Election 2015: The power of the woman who isn't even running
Something truly extraordinary happened this morning.
A woman who is not even a candidate in this election; whose party is running in just one of the four nations and which, even if it does as spectacularly well as some polls suggest, would have just one in 13 MPs in Westminster pledged to build not just a "stronger Scotland" but a "better and more progressive politics for everyone" in the UK.
Nicola Sturgeon showed once again why she is the undoubted star of this general election campaign and why she says her Inbox is filled with emails from voters from outside Scotland who want the chance to vote SNP.
In a confident performance she declared that an end to austerity was the SNP's number one priority. She spelt out what SNP MPs would back - a mansion tax, a bankers bonus tax and a new 50p top rate of income tax - as well what they would oppose - Trident, the "bedroom tax" and cuts to disability benefits.
Her headline pledge was to vote for an increase in NHS spending bigger than any other party has so far promised - £9.5bn above inflation in England by 2021 which implies a total increase on spending on the NHS in Scotland of £2bn by 2021.
This is very interesting because only last year the independent Institute of Fiscal Studies reported that between 2009-10 and 2015-16 NHS Scotland cut spending by around 1% whereas the Westminster government has increased spending on the English NHS by around 4%. They concluded that "Scottish Governments in Holyrood have placed less priority on funding the NHS in Scotland (and more on funding other services) than governments in Westminster have for England". It's a finding the Scottish Government disputes.
When I put this to the Scottish Government a spokesperson said: "We have met our commitment to increase NHS Scotland's resource budget in real terms every year, and that has seen a 5% real terms increase in the five years to 2015-16. Scotland's frontline health service budget now stands at an all-time record of more than £12bn a year - and funding is higher per head than in the rest of the UK.

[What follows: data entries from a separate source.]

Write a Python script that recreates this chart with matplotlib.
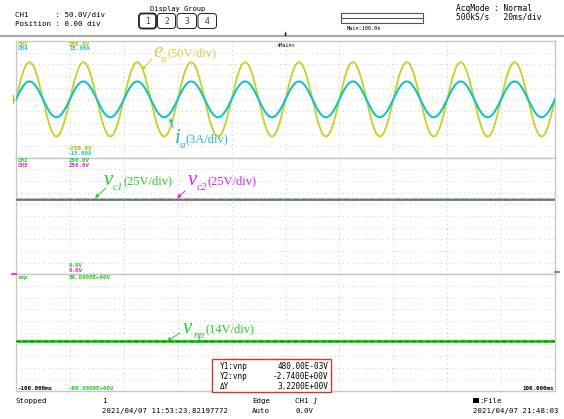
"""
示波器截图复刻：e_a / i_a / v_c1 / v_c2 / v_np 波形
"""
import numpy as np
import matplotlib
matplotlib.use("Agg")
import matplotlib.pyplot as plt
from matplotlib.patches import FancyBboxPatch, Rectangle

W, H = 564, 419            # 输出像素
L, R = 16, 555             # 屏幕网格左右边界(px)
PANEL_Y = [41, 157.7, 274.3, 391]   # 三个分区的上下边界(px)

# ---- 读数 ----
T_RANGE_MS = [-100, 100]   # 20ms/div, 10 div
FREQ_HZ = 50
EA_PEAK_V = 159.0          # CH1, 50V/div
IA_PEAK_A = 4.6            # CH4, 3A/div
VC1_V = 160.0              # CH2
VC2_V = 160.0              # CH3
VNP_V = -0.5               # vnp

CH1_RANGE = [-250, 250]
CH4_RANGE = [-15, 15]
CH23_RANGE = [0, 250]
VNP_RANGE = [-60, 80]

CURSOR_NAMES = ["Y1:vnp", "Y2:vnp", "\u0394Y"]
CURSOR_VALUES = ["480.00E-03V", "-2.7400E+00V", "3.2200E+00V"]

YEL = "#c4d21e"
YEL_TXT = "#a9b800"
CYAN = "#12c2cc"
GREEN = "#22cc22"
DKGREEN = "#128a12"
MAG = "#e020e0"
GRIDC = "#c4c4c4"
MONO = "DejaVu Sans Mono"
SERIF = "Liberation Serif"

fig = plt.figure(figsize=(W / 100, H / 100), dpi=100)
fig.patch.set_facecolor("white")


def panel(i, ylim):
    yt, yb = PANEL_Y[i], PANEL_Y[i + 1]
    ax = fig.add_axes([L / W, 1 - yb / H, (R - L) / W, (yb - yt) / H])
    ax.set_xlim(*T_RANGE_MS); ax.set_ylim(*ylim)
    ax.set_xticks([]); ax.set_yticks([])
    for s in ax.spines.values():
        s.set_color("#c8c8c8"); s.set_linewidth(1.0)
    for x in np.linspace(*T_RANGE_MS, 11)[1:-1]:
        ax.axvline(x, color=GRIDC, lw=0.7, ls=(0, (1, 3.6)), zorder=0)
    for y in np.linspace(*ylim, 11)[1:-1]:
        ax.axhline(y, color=GRIDC, lw=0.7, ls=(0, (1, 3.6)), zorder=0)
    return ax


t = np.linspace(*T_RANGE_MS, 4001)
phase = 2 * np.pi * FREQ_HZ * t / 1000.0

# ---- 分区1：e_a, i_a ----
ax1 = panel(0, CH1_RANGE)
ax1.plot(t, EA_PEAK_V * np.sin(phase), color=YEL, lw=1.3, zorder=2)
ax1b = ax1.twinx()
ax1b.set_ylim(*CH4_RANGE); ax1b.axis("off")
ax1b.plot(t, IA_PEAK_A * np.sin(phase), color=CYAN, lw=1.5, zorder=3)

# ---- 分区2：v_c1, v_c2 ----
ax2 = panel(1, CH23_RANGE)
ax2.plot(t, np.full_like(t, VC1_V), color=GREEN, lw=1.8, zorder=2)
ax2.plot(t, np.full_like(t, VC2_V), color=MAG, lw=1.1, ls=(0, (4, 1.5)), zorder=3)

# ---- 分区3：v_np ----
ax3 = panel(2, VNP_RANGE)
ax3.plot(t, np.full_like(t, VNP_V), color=GREEN, lw=2.2, zorder=2)
ax3.plot(t, np.full_like(t, VNP_V), color=DKGREEN, lw=1.0, ls=(0, (3, 2)), zorder=3)

# ---- 覆盖层：文字与装饰(像素坐标) ----
ov = fig.add_axes([0, 0, 1, 1], zorder=10)
ov.set_xlim(0, W); ov.set_ylim(H, 0); ov.axis("off"); ov.patch.set_alpha(0)


def txt(x, y, s, size=5.3, color="black", **kw):
    kw.setdefault("family", MONO)
    ov.text(x, y, s, fontsize=size, color=color, va="center", ha=kw.pop("ha", "left"), **kw)


ov.plot([0, W], [36.5, 36.5], color="#a8a8a8", lw=1.5)

txt(15, 15.5, "CH1      : 50.0V/div", 5.4)
txt(15, 24, "Position : 0.00 div", 5.4)
txt(178, 9, "Display Group", 5.1, ha="center")
for i, (x0, x1) in enumerate([(139, 156), (157.5, 175.5), (177, 196.5), (198, 216.5)]):
    ov.add_patch(FancyBboxPatch((x0, 13.5), x1 - x0, 15,
                                boxstyle="round,pad=0,rounding_size=3",
                                fc="white", ec="#222222", lw=1.3 if i == 0 else 0.7))
    txt((x0 + x1) / 2, 21, str(i + 1), 5.8, color="#2a3f7a", ha="center")

ov.add_patch(Rectangle((341, 13.5), 82, 10, fc="white", ec="#555555", lw=0.8))
ov.plot([341, 423], [18.5, 18.5], color="#555555", lw=0.8)
txt(347, 28.5, "Main:100.0k", 3.8)
txt(456, 8.5, "AcqMode : Normal", 5.7)
txt(456, 16.5, "500kS/s   20ms/div", 5.7)
txt(285, 33, "\u21a1", 6, ha="center")
txt(286, 45.5, "<Main>", 3.8, ha="center")

# 通道标签
small = dict(size=4.2, weight="bold")
txt(18, 44, "CH1", color=YEL_TXT, **small); txt(69, 44, "250.0V", color=YEL_TXT, **small)
txt(18, 49, "CH4", color=CYAN, **small); txt(69, 49, "15.00A", color=CYAN, **small)
txt(67, 148, "-250.0V", color=YEL_TXT, **small); txt(67, 153, "-15.00A", color=CYAN, **small)
txt(18, 160.5, "CH2", color=GREEN, **small); txt(69, 160.5, "250.0V", color=GREEN, **small)
txt(18, 165.5, "CH3", color=MAG, **small); txt(69, 165.5, "250.0V", color=MAG, **small)
txt(69, 265, "0.0V", color=GREEN, **small); txt(69, 270, "0.0V", color=MAG, **small)
txt(18, 277.5, "vnp", color=GREEN, **small); txt(69, 277.5, "80.0000E+00V", color=GREEN, **small)
txt(17, 388.5, "-100.000ms", **small); txt(68, 388.5, "-60.0000E+00V", color=GREEN, **small)
txt(554, 388.5, "100.000ms", ha="right", **small)

# 左侧零位标记
txt(11, 99, "1", 4.5, color=YEL_TXT, weight="bold")
ov.plot([13, 13], [95, 103], color=YEL_TXT, lw=0.8)
ov.plot([12, 16], [274.3, 274.3], color=MAG, lw=1.2)
ov.plot([555, 559], [272, 272], color=MAG, lw=1.2)


def label(x, y, sym, sub, rest, color, arrow_from, arrow_to, sub_dx, rest_dx):
    ov.text(x, y, sym, fontsize=15, family=SERIF, style="italic", color=color,
            va="baseline")
    ov.text(x + sub_dx, y + 5, sub, fontsize=8, family=SERIF, style="italic", color=color,
            va="baseline")
    ov.text(x + rest_dx, y - 1, rest, fontsize=9, family=SERIF,
            color=color, va="baseline")
    ov.annotate("", xy=arrow_to, xytext=arrow_from,
                arrowprops=dict(arrowstyle="-|>", color=color, lw=0.7,
                                mutation_scale=5, shrinkA=0, shrinkB=0))


# 波形注释
label(153, 57, "e", "a", "(50V/div)", "#c8d23a", (152, 59), (142, 70), 8, 14)
label(175, 143, "i", "a", "(3A/div)", "#1fb8c8", (173, 128), (170, 118), 4.5, 11)
label(104, 185, "v", "c1", "(25V/div)", GREEN, (106, 188), (95, 198), 8.5, 20)
label(188, 185, "v", "c2", "(25V/div)", MAG, (185, 191), (177, 198), 8.5, 19)
label(183, 333, "v", "np", "(14V/div)", GREEN, (180, 333), (167, 341), 10.5, 22)

# 光标读数框
ov.add_patch(Rectangle((212, 359), 119, 32.5, fc="white", ec="#e03030", lw=1.0, zorder=5))
for k, (nm, val) in enumerate(zip(CURSOR_NAMES, CURSOR_VALUES)):
    y = 366 + 10 * k
    ov.text(220, y, nm, fontsize=5.6, family=MONO, va="center", zorder=6)
    ov.text(328, y, val, fontsize=5.6, family=MONO, va="center", ha="right", zorder=6)

# 底部状态栏
txt(16, 400.5, "Stopped")
txt(102, 400.5, "1")
txt(102, 411, "2021/04/07 11:53:23.82197772")
txt(252, 400.5, "Edge")
txt(252, 411, "Auto")
txt(295, 400.5, "CH1 \u0283")
txt(295, 411, "0.0V")
ov.add_patch(Rectangle((473, 397.5), 6, 5, fc="black", ec="none"))
txt(479, 400.5, ":File")
txt(473, 411, "2021/04/07 21:48:03")

fig.savefig("out.png", dpi=100)
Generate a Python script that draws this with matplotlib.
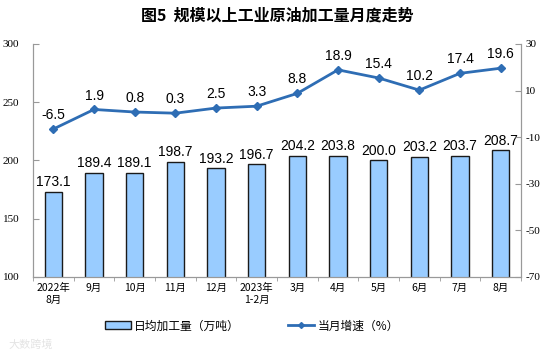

"In terms of capital investment in the NHS, the IFS analysis did not take into account the value of our non-profit distributing (NPD) capital investment in the health service. In 2015/16 alone this amounts to more than £380m. When this is taken into account, total health investment in Scotland - encompassing both resource and capital - has increased in cash terms by £1.5bn from 2009/10 to 2015/16. In real terms it has increased by £179m, an increase of 1.5%."
I am still trying to get the bottom of how these two sets of figures can be reconciled. One key reason is that the IFS did not include capital spending in their study.
Incidentally, another report - by the Nuffield Trust - found that Scottish governments (both SNP and, before them, Labour) had spent less on health than England between 2000/01 and 2012/13, building up a surplus of about £900m to spend on, for example, free care for the elderly.
One reason for this may be that historically spending on the Scottish NHS has been significantly higher than on the NHS in England, Wales and Northern Ireland. When I interviewed Nicola Sturgeon in January I asked her about the IFS report.
So far there has been a great deal of scrutiny of what the SNP might do if they sweep to victories across Scotland and there is a hung parliament but not very much scrutiny of their detailed policy proposals.
Perhaps now there will be because whether you love the idea of the SNP shaping politics throughout the UK or loathe it there is no doubt that the party's rise is the story of this election so far.
Uncharacteristically, Nicola Sturgeon stumbled ever so slightly just once today when she began to suggest that she would be going to Westminster and then quickly corrected herself. Perhaps that's because the woman who's not even running knows that she is dominating the hopes and the fears of David Cameron and Ed Miliband.
Neither of them would ever dare say "I agree with Nic" but all know that many many people do and she looks set to play a crucial role not just in deciding who our next prime minister is but what they can do in office.
I promised to try to reconcile the IFS statement about spending on the NHS in Scotland and the Scottish government's own figures.
Since the IFS wrote their report both the Westminster and Holyrood governments have announced increases in NHS spending and the rate of inflation has dropped.
Taking this into account the IFS now conclude that English health spending has increased by 6% in real terms between 2009-10 and 2015-16 whilst Scottish health spending has gone up roughly 1% in real terms in the same period.
The IFS says you cannot compare "NHS Scotland" figures with figures for the UK Department for Health as they exclude things like primary care, dentistry, training and would therefore not be comparing like-for-like.
So in conclusion health spending has increased in Scotland but by less than in England. This is in the context of Scotland having to make fewer cuts overall than have been made in England.